▶ [Stated goal] Output the data word for word, dropping every image.

▼▼▼

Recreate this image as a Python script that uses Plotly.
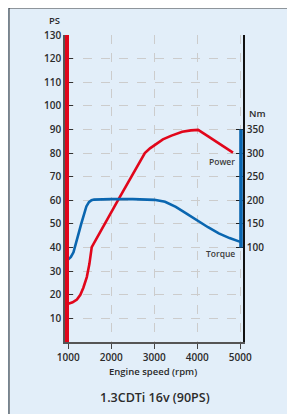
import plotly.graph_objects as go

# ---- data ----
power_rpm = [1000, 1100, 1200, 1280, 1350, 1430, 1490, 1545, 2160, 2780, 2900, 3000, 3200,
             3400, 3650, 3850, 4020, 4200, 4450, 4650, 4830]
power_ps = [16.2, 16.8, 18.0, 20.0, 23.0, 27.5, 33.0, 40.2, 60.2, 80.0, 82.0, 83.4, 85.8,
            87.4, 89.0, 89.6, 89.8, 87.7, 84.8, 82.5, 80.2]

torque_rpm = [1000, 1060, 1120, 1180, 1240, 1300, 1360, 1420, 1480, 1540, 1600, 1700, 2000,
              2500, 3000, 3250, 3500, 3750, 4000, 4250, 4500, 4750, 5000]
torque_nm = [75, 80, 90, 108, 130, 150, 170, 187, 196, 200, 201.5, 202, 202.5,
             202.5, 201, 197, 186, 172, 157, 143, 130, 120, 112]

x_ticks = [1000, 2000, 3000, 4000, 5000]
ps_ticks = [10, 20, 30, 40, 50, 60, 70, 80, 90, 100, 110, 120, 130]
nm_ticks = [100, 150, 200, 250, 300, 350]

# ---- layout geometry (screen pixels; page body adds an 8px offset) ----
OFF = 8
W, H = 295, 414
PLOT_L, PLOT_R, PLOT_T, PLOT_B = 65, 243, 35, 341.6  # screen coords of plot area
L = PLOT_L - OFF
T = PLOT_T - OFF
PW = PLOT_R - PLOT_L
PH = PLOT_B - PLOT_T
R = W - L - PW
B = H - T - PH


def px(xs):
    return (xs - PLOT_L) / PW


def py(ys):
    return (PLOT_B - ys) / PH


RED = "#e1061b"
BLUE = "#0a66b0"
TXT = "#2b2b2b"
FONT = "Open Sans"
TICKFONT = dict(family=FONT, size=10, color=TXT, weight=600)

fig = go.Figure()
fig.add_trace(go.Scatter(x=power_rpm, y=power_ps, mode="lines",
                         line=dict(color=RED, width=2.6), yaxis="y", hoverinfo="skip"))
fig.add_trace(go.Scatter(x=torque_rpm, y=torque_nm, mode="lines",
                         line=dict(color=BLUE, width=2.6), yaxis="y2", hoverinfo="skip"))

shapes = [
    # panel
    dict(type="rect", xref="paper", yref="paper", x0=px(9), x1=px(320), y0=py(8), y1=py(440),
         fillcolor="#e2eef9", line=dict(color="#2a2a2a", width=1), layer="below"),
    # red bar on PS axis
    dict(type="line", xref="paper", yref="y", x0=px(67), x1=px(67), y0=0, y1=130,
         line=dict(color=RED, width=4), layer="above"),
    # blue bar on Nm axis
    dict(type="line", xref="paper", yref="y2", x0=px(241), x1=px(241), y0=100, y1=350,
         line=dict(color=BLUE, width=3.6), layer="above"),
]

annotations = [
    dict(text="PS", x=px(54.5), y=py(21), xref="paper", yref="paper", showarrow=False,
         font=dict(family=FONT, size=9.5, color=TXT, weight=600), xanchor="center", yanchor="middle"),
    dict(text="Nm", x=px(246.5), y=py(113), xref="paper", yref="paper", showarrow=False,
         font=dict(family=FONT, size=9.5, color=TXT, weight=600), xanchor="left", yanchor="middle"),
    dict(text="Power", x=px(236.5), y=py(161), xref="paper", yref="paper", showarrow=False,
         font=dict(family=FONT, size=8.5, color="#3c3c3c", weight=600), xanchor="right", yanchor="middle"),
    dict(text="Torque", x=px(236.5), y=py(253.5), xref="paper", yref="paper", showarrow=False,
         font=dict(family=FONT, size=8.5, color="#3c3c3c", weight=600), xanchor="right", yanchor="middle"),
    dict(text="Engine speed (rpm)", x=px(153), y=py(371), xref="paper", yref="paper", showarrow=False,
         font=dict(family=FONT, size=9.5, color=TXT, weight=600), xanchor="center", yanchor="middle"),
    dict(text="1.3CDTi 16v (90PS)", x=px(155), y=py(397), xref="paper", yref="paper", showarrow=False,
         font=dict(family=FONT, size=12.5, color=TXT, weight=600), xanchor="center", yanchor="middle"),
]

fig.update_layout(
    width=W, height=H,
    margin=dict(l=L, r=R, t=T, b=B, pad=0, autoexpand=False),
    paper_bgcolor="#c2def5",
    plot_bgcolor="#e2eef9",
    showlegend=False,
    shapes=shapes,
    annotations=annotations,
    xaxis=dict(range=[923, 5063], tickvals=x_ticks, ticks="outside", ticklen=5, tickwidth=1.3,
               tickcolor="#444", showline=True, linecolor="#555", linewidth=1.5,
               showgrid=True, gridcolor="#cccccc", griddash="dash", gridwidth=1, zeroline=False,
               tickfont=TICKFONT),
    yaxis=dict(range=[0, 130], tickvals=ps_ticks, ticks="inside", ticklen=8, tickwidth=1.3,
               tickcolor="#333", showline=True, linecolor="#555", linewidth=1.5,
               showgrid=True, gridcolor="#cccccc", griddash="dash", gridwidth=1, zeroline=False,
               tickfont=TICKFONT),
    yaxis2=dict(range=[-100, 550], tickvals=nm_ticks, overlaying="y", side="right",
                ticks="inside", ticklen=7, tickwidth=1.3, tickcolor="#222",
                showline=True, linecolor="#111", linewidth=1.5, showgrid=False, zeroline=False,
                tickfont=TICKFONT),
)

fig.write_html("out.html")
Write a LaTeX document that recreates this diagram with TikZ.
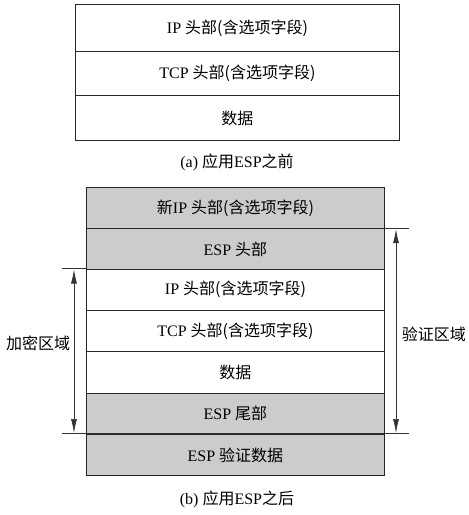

▲▲▲

▶ [Answer]
Recreate this image as a Python script that uses Plotly.
import plotly.graph_objects as go

# ---- data ----
power_rpm = [1000, 1100, 1200, 1280, 1350, 1430, 1490, 1545, 2160, 2780, 2900, 3000, 3200,
             3400, 3650, 3850, 4020, 4200, 4450, 4650, 4830]
power_ps = [16.2, 16.8, 18.0, 20.0, 23.0, 27.5, 33.0, 40.2, 60.2, 80.0, 82.0, 83.4, 85.8,
            87.4, 89.0, 89.6, 89.8, 87.7, 84.8, 82.5, 80.2]

torque_rpm = [1000, 1060, 1120, 1180, 1240, 1300, 1360, 1420, 1480, 1540, 1600, 1700, 2000,
              2500, 3000, 3250, 3500, 3750, 4000, 4250, 4500, 4750, 5000]
torque_nm = [75, 80, 90, 108, 130, 150, 170, 187, 196, 200, 201.5, 202, 202.5,
             202.5, 201, 197, 186, 172, 157, 143, 130, 120, 112]

x_ticks = [1000, 2000, 3000, 4000, 5000]
ps_ticks = [10, 20, 30, 40, 50, 60, 70, 80, 90, 100, 110, 120, 130]
nm_ticks = [100, 150, 200, 250, 300, 350]

# ---- layout geometry (screen pixels; page body adds an 8px offset) ----
OFF = 8
W, H = 295, 414
PLOT_L, PLOT_R, PLOT_T, PLOT_B = 65, 243, 35, 341.6  # screen coords of plot area
L = PLOT_L - OFF
T = PLOT_T - OFF
PW = PLOT_R - PLOT_L
PH = PLOT_B - PLOT_T
R = W - L - PW
B = H - T - PH


def px(xs):
    return (xs - PLOT_L) / PW


def py(ys):
    return (PLOT_B - ys) / PH


RED = "#e1061b"
BLUE = "#0a66b0"
TXT = "#2b2b2b"
FONT = "Open Sans"
TICKFONT = dict(family=FONT, size=10, color=TXT, weight=600)

fig = go.Figure()
fig.add_trace(go.Scatter(x=power_rpm, y=power_ps, mode="lines",
                         line=dict(color=RED, width=2.6), yaxis="y", hoverinfo="skip"))
fig.add_trace(go.Scatter(x=torque_rpm, y=torque_nm, mode="lines",
                         line=dict(color=BLUE, width=2.6), yaxis="y2", hoverinfo="skip"))

shapes = [
    # panel
    dict(type="rect", xref="paper", yref="paper", x0=px(9), x1=px(320), y0=py(8), y1=py(440),
         fillcolor="#e2eef9", line=dict(color="#2a2a2a", width=1), layer="below"),
    # red bar on PS axis
    dict(type="line", xref="paper", yref="y", x0=px(67), x1=px(67), y0=0, y1=130,
         line=dict(color=RED, width=4), layer="above"),
    # blue bar on Nm axis
    dict(type="line", xref="paper", yref="y2", x0=px(241), x1=px(241), y0=100, y1=350,
         line=dict(color=BLUE, width=3.6), layer="above"),
]

annotations = [
    dict(text="PS", x=px(54.5), y=py(21), xref="paper", yref="paper", showarrow=False,
         font=dict(family=FONT, size=9.5, color=TXT, weight=600), xanchor="center", yanchor="middle"),
    dict(text="Nm", x=px(246.5), y=py(113), xref="paper", yref="paper", showarrow=False,
         font=dict(family=FONT, size=9.5, color=TXT, weight=600), xanchor="left", yanchor="middle"),
    dict(text="Power", x=px(236.5), y=py(161), xref="paper", yref="paper", showarrow=False,
         font=dict(family=FONT, size=8.5, color="#3c3c3c", weight=600), xanchor="right", yanchor="middle"),
    dict(text="Torque", x=px(236.5), y=py(253.5), xref="paper", yref="paper", showarrow=False,
         font=dict(family=FONT, size=8.5, color="#3c3c3c", weight=600), xanchor="right", yanchor="middle"),
    dict(text="Engine speed (rpm)", x=px(153), y=py(371), xref="paper", yref="paper", showarrow=False,
         font=dict(family=FONT, size=9.5, color=TXT, weight=600), xanchor="center", yanchor="middle"),
    dict(text="1.3CDTi 16v (90PS)", x=px(155), y=py(397), xref="paper", yref="paper", showarrow=False,
         font=dict(family=FONT, size=12.5, color=TXT, weight=600), xanchor="center", yanchor="middle"),
]

fig.update_layout(
    width=W, height=H,
    margin=dict(l=L, r=R, t=T, b=B, pad=0, autoexpand=False),
    paper_bgcolor="#c2def5",
    plot_bgcolor="#e2eef9",
    showlegend=False,
    shapes=shapes,
    annotations=annotations,
    xaxis=dict(range=[923, 5063], tickvals=x_ticks, ticks="outside", ticklen=5, tickwidth=1.3,
               tickcolor="#444", showline=True, linecolor="#555", linewidth=1.5,
               showgrid=True, gridcolor="#cccccc", griddash="dash", gridwidth=1, zeroline=False,
               tickfont=TICKFONT),
    yaxis=dict(range=[0, 130], tickvals=ps_ticks, ticks="inside", ticklen=8, tickwidth=1.3,
               tickcolor="#333", showline=True, linecolor="#555", linewidth=1.5,
               showgrid=True, gridcolor="#cccccc", griddash="dash", gridwidth=1, zeroline=False,
               tickfont=TICKFONT),
    yaxis2=dict(range=[-100, 550], tickvals=nm_ticks, overlaying="y", side="right",
                ticks="inside", ticklen=7, tickwidth=1.3, tickcolor="#222",
                showline=True, linecolor="#111", linewidth=1.5, showgrid=False, zeroline=False,
                tickfont=TICKFONT),
)

fig.write_html("out.html")
Write a LaTeX document that recreates this diagram with TikZ.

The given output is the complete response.